Guide to setting up public keys for SSH

Uploaded on July 8th, 2023


I have a QEMU virtual machine running Ubuntu Server 22.04 LTS on IP 192.168.122.91. I can SSH into it fine from my Arch Linux install, but its not 100% secure because it uses password authentication.

I'm going to walk through the steps to generate an SSH key, trust it on the virtual machine, and force public key authentication.

Slight disclaimer:

If this guide makes your server unable to be SSHed into or somehow blew up your computer, you were the one who followed this. I may have written the guide, but you followed it. Run with caution, review the commands before running, and be careful with sudo and root.

Generating a key

First, we need a key.

[jasedxyz@jasetop ~]$ ssh-keygen

                        Generating public/private rsa key pair.  
                        Enter file in which to save the key (/home/jasedxyz/.ssh/id_rsa):
                        # hit enter/return for the default location (i recommend this for simplicity)
                        Enter passphrase (empty for no passphrase):
                        Enter same passphrase again:

                        Your identification has been saved in /home/jasedxyz/.ssh/id_rsa  
                        Your public key has been saved in /home/jasedxyz/.ssh/id_rsa.pub  
                        The key fingerprint is:  
                        fingerprint  
                        The key's randomart image is:  
                        +---[RSA 3072]----+  =
                        |    randomart    |
                        +----[SHA256]-----+
                        =
                        

Okay, our key is in ~/.ssh/id_rsa and id_rsa.pub.

Put key in GitHub

Now, you can upload your PUBLIC key anywhere, but I'm going to put them in GitHub because of the fancy commands you can use to import them on Ubuntu

Sign into https://github.com/ , click on your profile, and go into settings. Click on "SSH and GPG keys"

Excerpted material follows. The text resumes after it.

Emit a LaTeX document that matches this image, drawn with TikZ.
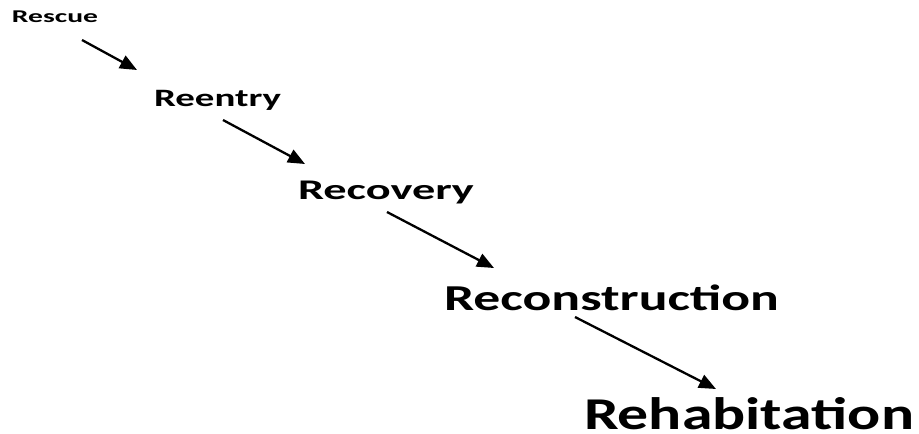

Now, back on my computer, type

[jasedxyz@jasetop ~]$ cat ~/.ssh/id_rsa.pub
                        # if you changed the path, replace '~/.ssh/id_rsa.pub' with your path.
                        (insert key here)
                        

That's our public key, copy it, and go back to GitHub. Lets hit New SSH key. Type in a title (whatever you want), and in the key box, paste in your public key, and then Add SSH key.

Import SSH key

Now, on the server, lets import our newly generated key.

jasedxyz@qemuserver:~$ ssh-import-id-gh Jased-0001
                        # replace with your github account obviously
                        

Now, in ~/.ssh/authorized_keys, you should be able to see your key. Double check it or don't.

Disable password authentication

To start using our freshly-picked SSH key, we need to change some settings.

jasedxyz@qemuserver:~$ sudo nvim /etc/ssh/sshd_config
                        # or your editor of choice
                        

Remove the # in front of line 38 and 41 Do the same for line 57, and set it to no Save and exit.

Reload, and exit the SSH session.

jasedxyz@qemuserver:~$ sudo systemctl reload sshd
                        jasedxyz@qemuserver:~$ exit
                        logout  
                        Connection to 192.168.122.91 closed.
                        [jasedxyz@jasetop ~]$ 
                        

Did it work?

Lets reconnect and see if it worked!

[jasedxyz@jasetop ~]$ ssh [email protected]  
                        Enter passphrase for key '/home/jasedxyz/.ssh/id_rsa':  
                        Welcome to Ubuntu 22.04.2 LTS (GNU/Linux 5.15.0-76-generic x86_64)
                        ...
                        jasedxyz@qemuserver:~$
                        

It works! Now my (and if you followed along your) server is protected against brute forcing, phishing, all that bad stuff.